This little utility scans a given topic and creates a map of MD5 checksums to detect the amount of duplicates present. It can optionally take in --max-messages or --start-time and --end-time to cut down on the memory usage. The implementation depends on in-memory data structures and will likely not work on really large topics.
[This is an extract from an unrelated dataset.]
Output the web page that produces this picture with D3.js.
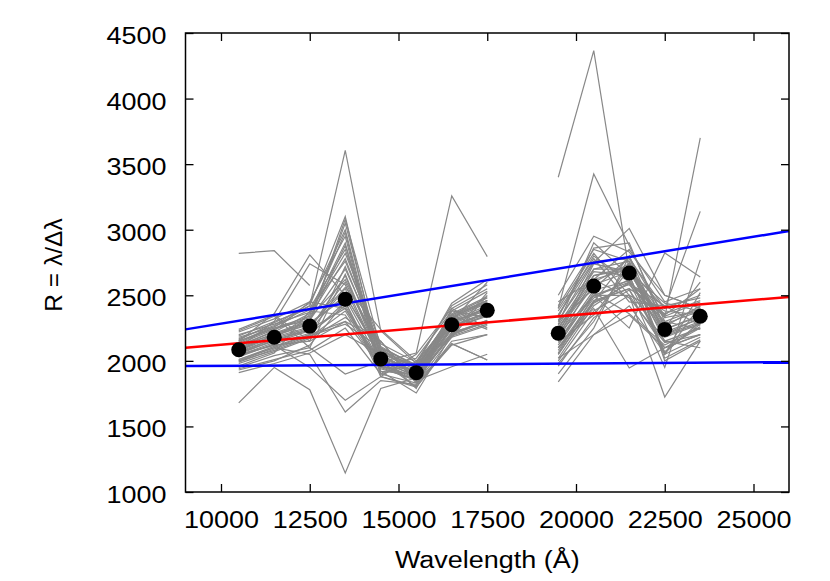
<!DOCTYPE html>
<html lang="en">
<head>
<meta charset="UTF-8">
<script src="https://d3js.org/d3.v7.min.js"></script>
<title>Resolution</title>
<style>
body { margin: 0; background: #fff; }
svg { display: block; }
text { font-family: 'Liberation Sans', Arial, Helvetica, sans-serif; fill: #000; }
</style>
</head>
<body>
<svg id="canvas"></svg>
<script>
// wavelengths of the order centres (Angstrom)
let jhWaves = [10500, 11500, 12500, 13500, 14500, 15500, 16500, 17500]
let kWaves = [19500, 20500, 21500, 22500, 23500]

// mean resolution per order
let jhMean = [2085, 2180, 2265, 2470, 2015, 1910, 2275, 2385]
let kMean = [2210, 2570, 2670, 2240, 2340]

// individual measurements (grey), one row per frame
let jhRows = [
    [2100, 2190, 2280, 2500, 2030, 1920, 2290, 2400],
    [2050, 2160, 2240, 2650, 1990, 1890, 2260, 2360],
    [2180, 2260, 2390, 2760, 2110, 1960, 2200, 2520],
    [1960, 2060, 2380, 2350, 1940, 1860, 2200, 2300],
    [2220, 2320, 2450, 2950, 1900, 1990, 2420, 2580],
    [2010, 2110, 2200, 2300, 2150, 1840, 2400, 2250],
    [2130, 2240, 2330, 2620, 2080, 1950, 2330, 2450],
    [2080, 2200, 2300, 3050, 2010, 1900, 2280, 2390],
    [2160, 2290, 2420, 3100, 1950, 1940, 2350, 2480],
    [1990, 2090, 2190, 2280, 2100, 1870, 2190, 2280],
    [2240, 2350, 2150, 2720, 2060, 1930, 2310, 2420],
    [1930, 2000, 2120, 2450, 1880, 1810, 2380, 2330],
    [2070, 2170, 2350, 2900, 1880, 2050, 2400, 2550],
    [2110, 2230, 2450, 2400, 1960, 1880, 2250, 2340],
    [1910, 1980, 2060, 2200, 2050, 1790, 2350, 2240],
    [2190, 2300, 2400, 2850, 2040, 1910, 2300, 2600],
    [2040, 2140, 2230, 2550, 2000, 1920, 2310, 2380],
    [2150, 2250, 2310, 2700, 2100, 1970, 2440, 2620],
    [2000, 2080, 2180, 2380, 1950, 1850, 2210, 2310],
    [2120, 2220, 2360, 2980, 1920, 1900, 2290, 2410],
    [2060, 2170, 2250, 2600, 2070, 1960, 2350, 2460],
    [2200, 2280, 2370, 2820, 2130, 1990, 2180, 2500],
    [1950, 2040, 2100, 1900, 2000, 1800, 2150, 2200],
    [2090, 2190, 2290, 2480, 1980, 1870, 2240, 2350],
    [2170, 2270, 2440, 3000, 1960, 2020, 2380, 2530],
    [2030, 2130, 2210, 2420, 1970, 1860, 2220, 2290],
    [2140, 2250, 2340, 2780, 2090, 1940, 2320, 2440],
    [2230, 2340, 2100, 2660, 2020, 1920, 2270, 2370],
    [1980, 2070, 2170, 2330, 2150, 1830, 2180, 2270],
    [2100, 2210, 2310, 2880, 2060, 1950, 2360, 2490],
    [2820, 2840, 2575, null, null, null, null, null],
    [1680, 1950, 1780, 1145, 1790, 1870, 2200, 2300],
    [2150, 2260, 2420, 3605, 2230, 1980, 2330, 2460],
    [2150, 2360, 2808, 2500, 2050, 1900, 2250, 2350],
    [2000, 2100, 2050, 1610, 1850, 1820, 2120, 2200],
    [2040, 2120, 1950, 1700, 1880, 1800, 2130, 2007],
    [2060, 2150, 2240, 2400, 1990, 2060, 3258, 2795],
    [2010, 2100, 2200, 2450, 1920, 1755, 2200, 2310],
    [2050, 2120, 2150, 2300, 1960, 1850, 1955, 2050],
    [1940, 2010, 2080, 2250, 1900, 1830, 2130, 2007],
    [2120, 2200, 2300, 3080, 2100, 1960, 2340, 2460],
    [2080, 2180, 2260, 2560, 2240, 2000, 2300, 2400],
    [2100, 2300, 2740, 2580, 2000, 1880, 2260, 2370]
]

let kRows = [
    [2200, 2580, 2680, 2240, 2340],
    [2100, 2480, 2620, 2190, 2290],
    [2310, 2700, 2760, 2050, 2420],
    [2000, 2380, 2540, 2150, 2250],
    [2400, 2820, 2500, 2360, 2460],
    [1960, 2330, 2500, 2100, 2200],
    [2250, 2650, 2720, 2280, 2380],
    [2150, 2540, 2610, 2220, 2320],
    [2350, 2760, 2780, 2400, 2500],
    [2050, 2440, 2590, 2420, 2270],
    [2280, 2900, 2650, 2050, 2180],
    [1900, 2250, 2800, 2000, 2150],
    [2450, 2620, 2850, 2450, 2550],
    [2120, 2520, 2360, 2120, 2260],
    [2500, 2950, 2830, 2500, 2400],
    [2180, 2700, 2700, 2330, 2380],
    [2020, 2200, 2420, 2060, 2300],
    [2330, 2860, 2900, 2250, 2600],
    [2080, 2460, 2550, 2380, 2350],
    [2230, 2600, 2740, 2180, 2280],
    [2140, 2350, 2700, 2260, 2420],
    [2380, 2780, 2450, 2420, 2480],
    [1980, 2300, 2750, 2020, 2160],
    [2270, 2680, 2650, 2050, 2520],
    [2060, 2500, 2580, 2300, 2240],
    [2420, 2850, 2760, 2200, 2330],
    [2160, 2620, 2480, 2140, 2200],
    [2300, 2550, 2790, 2340, 2450],
    [2020, 2420, 2600, 2070, 2280],
    [2200, 2740, 2680, 2440, 2380],
    [3400, 4365, 2680, 2240, 2350],
    [2400, 3425, 2880, 2300, 2400],
    [2150, 2500, 2600, 2330, 3700],
    [2250, 2650, 2700, 2400, 3140],
    [1840, 2200, 2350, 2100, 2200],
    [2100, 2400, 1946, 2100, 2250],
    [2200, 2500, 2500, 1724, 2150],
    [2300, 2750, 3010, 2500, 2400],
    [2150, 2500, 2250, 2823, 2640],
    [2050, 2450, 2550, 1950, 2770],
    [2250, 2620, 2700, 2150, 2100],
    [2350, 2800, 2600, 2350, 2550],
    [2100, 2450, 2800, 2200, 2300]
]

// straight-line fits: upper envelope, mean, lower envelope
let fitWaves = [9000, 26000]
let upperFit = [2240, 2990]
let meanFit = [2100, 2487]
let lowerFit = [1960, 1990]

let xTicks = [10000, 12500, 15000, 17500, 20000, 22500, 25000]
let yTicks = [1000, 1500, 2000, 2500, 3000, 3500, 4000, 4500]

let width = 830
let height = 581
let plotLeft = 185.5
let plotRight = 789
let plotTop = 33
let plotBottom = 492
let fontSize = 24.5
let stretch = 1.1

let svg = d3.select('#canvas')
    .attr('width', width)
    .attr('height', height)

let xScale = d3.scaleLinear().domain([9000, 26000]).range([plotLeft, plotRight])
let yScale = d3.scaleLinear().domain([1000, 4500]).range([plotBottom, plotTop])

let line = d3.line()
    .defined(d => d[1] != null)
    .x(d => xScale(d[0]))
    .y(d => yScale(d[1]))

let zip = (xs, ys) => xs.map((x, i) => [x, ys[i]])

// grey measurement lines
let grey = svg.append('g')
    .attr('fill', 'none')
    .attr('stroke', '#888888')
    .attr('stroke-width', 1.2)

jhRows.forEach(row => {
    grey.append('path').attr('d', line(zip(jhWaves, row)))
})
kRows.forEach(row => {
    grey.append('path').attr('d', line(zip(kWaves, row)))
})

// fit lines
let fits = [
    { values: upperFit, color: '#0000ff' },
    { values: lowerFit, color: '#0000ff' },
    { values: meanFit, color: '#ff0000' }
]
fits.forEach(f => {
    svg.append('path')
        .attr('d', line(zip(fitWaves, f.values)))
        .attr('fill', 'none')
        .attr('stroke', f.color)
        .attr('stroke-width', 2.5)
})

// mean points
let points = zip(jhWaves, jhMean).concat(zip(kWaves, kMean))
svg.append('g')
    .selectAll('circle')
    .data(points)
    .enter()
    .append('circle')
    .attr('cx', d => xScale(d[0]))
    .attr('cy', d => yScale(d[1]))
    .attr('r', 7.5)
    .attr('fill', '#000')

// axes, ticks pointing inward on all four sides
let tickLen = 8

let xAxis = d3.axisBottom(xScale).tickValues(xTicks).tickFormat(d3.format('d'))
    .tickSizeInner(-tickLen).tickSizeOuter(0).tickPadding(19)
let yAxis = d3.axisLeft(yScale).tickValues(yTicks).tickFormat(d3.format('d'))
    .tickSizeInner(-tickLen).tickSizeOuter(0).tickPadding(19)

let gx = svg.append('g')
    .attr('transform', 'translate(0,' + plotBottom + ')')
    .call(xAxis)
gx.selectAll('text')
    .style('font-size', fontSize + 'px')
    .attr('transform', 'scale(' + stretch + ',1)')

let gy = svg.append('g')
    .attr('transform', 'translate(' + plotLeft + ',0)')
    .call(yAxis)
gy.selectAll('text')
    .style('font-size', fontSize + 'px')
    .attr('x', -19 / stretch)
    .attr('dy', '0.43em')
    .attr('transform', 'scale(' + stretch + ',1)')

svg.append('g')
    .attr('transform', 'translate(0,' + plotTop + ')')
    .call(d3.axisTop(xScale).tickValues(xTicks).tickFormat('').tickSizeInner(-tickLen).tickSizeOuter(0))
svg.append('g')
    .attr('transform', 'translate(' + plotRight + ',0)')
    .call(d3.axisRight(yScale).tickValues(yTicks).tickFormat('').tickSizeInner(-tickLen).tickSizeOuter(0))

svg.selectAll('.domain').remove()
svg.selectAll('.tick line').attr('stroke', '#000').attr('stroke-width', 1.3)

svg.append('rect')
    .attr('x', plotLeft)
    .attr('y', plotTop)
    .attr('width', plotRight - plotLeft)
    .attr('height', plotBottom - plotTop)
    .attr('fill', 'none')
    .attr('stroke', '#000')
    .attr('stroke-width', 1.5)

// axis titles
svg.append('text')
    .attr('transform', 'translate(' + (plotLeft + plotRight) / 2 + ',568.3) scale(' + stretch + ',1)')
    .attr('text-anchor', 'middle')
    .style('font-size', fontSize + 'px')
    .text('Wavelength (Å)')

svg.append('text')
    .attr('transform', 'translate(61.7,265) rotate(-90)')
    .attr('text-anchor', 'middle')
    .style('font-size', fontSize + 'px')
    .text('R = λ/Δλ')
</script>
</body>
</html>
For those, you may have to read the data into a big search engine like Elasticsearch to do aggregations.
> mvn clean install -DskipTests=true
Usage: kafka-duplicate-detector [-hV] [-b=<bootstrapServers>]
[-c=<commandConfigFile>]
[-et=<approximateEndTime>] [-m=<maxMessages>]
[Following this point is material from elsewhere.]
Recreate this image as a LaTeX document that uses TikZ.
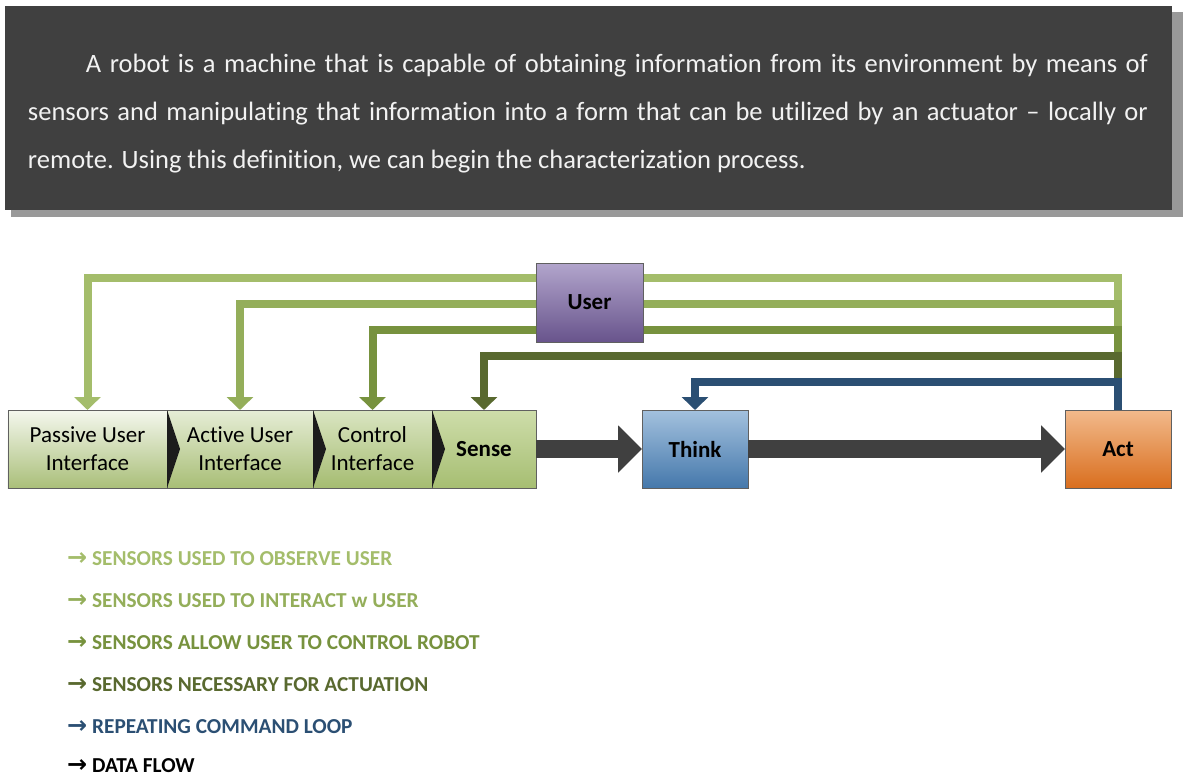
\documentclass[tikz,border=0pt]{standalone}
\usepackage{fontspec}
\setmainfont{Carlito}[Ligatures={NoCommon}]
\newfontfamily\arrowfont{DejaVu Sans}
\usetikzlibrary{positioning,arrows.meta}
\definecolor{hdrgray}{HTML}{404040}
\definecolor{shadowgray}{HTML}{999999}
\definecolor{introcol}{HTML}{F2F2F2}
\definecolor{obscol}{HTML}{A4BD6B}
\definecolor{interactcol}{HTML}{94AE5A}
\definecolor{controlcol}{HTML}{77923E}
\definecolor{actuatecol}{HTML}{59692F}
\definecolor{loopcol}{HTML}{2B4F73}
\definecolor{flowcol}{HTML}{404040}
\definecolor{chevdark}{HTML}{1C1C1C}
\newcommand{\legarrow}{{\arrowfont\fontsize{24bp}{24bp}\selectfont →}}
\tikzset{
  stagebox/.style={draw=gray!75!black, line width=0.6bp, minimum height=78bp,
    inner sep=0pt, outer sep=0pt, align=center,
    font=\fontsize{23bp}{28bp}\selectfont},
  fb/.style={line width=8bp, -{Triangle[width=26bp,length=13bp]}},
  flow/.style={flowcol, line width=18bp, -{Triangle[width=46bp,length=24bp]}},
  legend/.style={anchor=west, inner sep=0pt, font=\bfseries\fontsize{21.3bp}{24bp}\selectfont},
}
\begin{document}
\begin{tikzpicture}[x=1bp,y=-1bp]
  \useasboundingbox (0,0) rectangle (1183,777);
%%
  % Header
  \fill[shadowgray] (11,12) rectangle (1183,217);
  \fill[hdrgray] (5,6) rectangle (1172,210);
  \node[text=introcol, inner sep=0pt, align=left,
    font=\fontsize{26.5bp}{48bp}\selectfont] (intro) at (588,114)
    {\hspace*{58bp}\makebox[1062bp][s]{A robot is a machine that is capable of obtaining information from its environment by means of}\\
     \makebox[1120bp][s]{sensors and manipulating that information into a form that can be utilized by an actuator -- locally or}\\
     \makebox[1120bp][l]{remote. Using this definition, we can begin the characterization process.}};
  % Sensing stages
  \node[stagebox, minimum width=159bp,
    top color={rgb,255:red,244;green,247;blue,238}, bottom color={rgb,255:red,170;green,191;blue,121}]
    (pui) at (87.5,449) {Passive User\\Interface};
  \node[stagebox, minimum width=146bp, right=0pt of pui,
    top color={rgb,255:red,230;green,237;blue,214}, bottom color={rgb,255:red,168;green,190;blue,118}]
    (aui) {Active User\\Interface};
  \node[stagebox, minimum width=119bp, right=0pt of aui,
    top color={rgb,255:red,218;green,229;blue,194}, bottom color={rgb,255:red,165;green,188;blue,113}]
    (cui) {Control\\Interface};
  \node[stagebox, minimum width=104bp, right=0pt of cui, font=\bfseries\fontsize{23bp}{28bp}\selectfont,
    top color={rgb,255:red,206;green,221;blue,170}, bottom color={rgb,255:red,166;green,190;blue,114}]
    (sense) {Sense};
  \fill[chevdark] (aui.north west) -- ([xshift=13bp]aui.west) -- (aui.south west) -- cycle;
  \fill[chevdark] (cui.north west) -- ([xshift=13bp]cui.west) -- (cui.south west) -- cycle;
  \fill[chevdark] (sense.north west) -- ([xshift=13bp]sense.west) -- (sense.south west) -- cycle;
  % Think and Act
  \node[stagebox, minimum width=106bp, right=106bp of sense, font=\bfseries\fontsize{23bp}{28bp}\selectfont,
    top color={rgb,255:red,163;green,193;blue,222}, bottom color={rgb,255:red,69;green,120;blue,171}]
    (think) {Think};
  \node[stagebox, minimum width=106bp, right=317bp of think, font=\bfseries\fontsize{23bp}{28bp}\selectfont,
    top color={rgb,255:red,242;green,186;blue,140}, bottom color={rgb,255:red,217;green,110;blue,30}]
    (act) {Act};
  % Feedback levels
  \coordinate (lvobs) at (1117,277.5);
  \coordinate (lvint) at (1117,303.5);
  \coordinate (lvctl) at (1117,329.5);
  \coordinate (lvact) at (1117,355.5);
  \coordinate (lvloop) at (1117,381.5);
  % Edge: Act -> Passive User Interface
  \draw[fb, obscol] (act.north) -- (act.north |- lvobs) -| (pui.north);
  % Edge: Act -> Active User Interface
  \draw[fb, interactcol] (act.north) -- (act.north |- lvint) -| (aui.north);
  % Edge: Act -> Control Interface
  \draw[fb, controlcol] (act.north) -- (act.north |- lvctl) -| (cui.north);
  % Edge: Act -> Sense
  \draw[fb, actuatecol] (act.north) -- (act.north |- lvact) -| (sense.north);
  % Edge: Act -> Think
  \draw[fb, loopcol] (act.north) -- (act.north |- lvloop) -| (think.north);
  % Data flow
  \draw[flow] (sense.east) -- (think.west);
  \draw[flow] (think.east) -- (act.west);
  % Node: User
  \node[stagebox, minimum width=107bp, minimum height=79bp, font=\bfseries\fontsize{23bp}{28bp}\selectfont,
    top color={rgb,255:red,178;green,165;blue,204}, bottom color={rgb,255:red,104;green,84;blue,140}]
    (user) at (589.5,302.5) {User};
  % Legend
  \node[legend, text=obscol] (legobs) at (67,559) {\legarrow{} SENSORS USED TO OBSERVE USER};
  \node[legend, text=interactcol] (legint) at (67,601) {\legarrow{} SENSORS USED TO INTERACT w USER};
  \node[legend, text=controlcol] (legctl) at (67,643) {\legarrow{} SENSORS ALLOW USER TO CONTROL ROBOT};
  \node[legend, text=actuatecol] (legact) at (67,685) {\legarrow{} SENSORS NECESSARY FOR ACTUATION};
  \node[legend, text=loopcol] (legloop) at (67,727) {\legarrow{} REPEATING COMMAND LOOP};
  \node[legend, text=black] (legflow) at (67,766) {\legarrow{} DATA FLOW};
%
\end{tikzpicture}
\end{document}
[-st=<approximateStartTime>] -t=<topic>
A simply utility to detect duplicates in a topic
-b, --bootstrap-server=<bootstrapServers>
List of Kafka Bootstrap servers
Default: localhost:9092
-c, --command-config=<commandConfigFile>
Config file containing properties like security
credentials, etc
Default:
-et, --end-time=<approximateEndTime>
Approximate end time (yyyy-MM-ddTHH:mm:ssZ)
Default: null
-h, --help Show this help message and exit.
-m, --max-messages=<maxMessages>
Maximum number of messages to scan
Default: -1
-st, --start-time=<approximateStartTime>
Approximate start time (yyyy-MM-ddTHH:mm:ssZ)
Default: null
-t, --topic=<topic> Topic name to scan
Default:
-V, --version Print version information and exit.
./bin/kafka-dupe-detect -b localhost:9092 -t testTopic -c
If you have no security on your cluster you can just run it with the bootstrap server and topic. If it is a secure cluster, create a client.properties file like the example below and modify the properties based on your security mechanisms (this will support mTLS too if you provide all the ssl.* properties):
security.protocol=SASL_PLAINTEXT
sasl.mechanism=PLAIN
bootstrap.servers=kafka1:9091
sasl.jaas.config=org.apache.kafka.common.security.plain.PlainLoginModule required \
username="admin" \
password="admin-secret";
This tool computes everything in memory so it may run out of memory if the data is too much to scan and keep in memory. In the future we may update this to calculate by using a local database.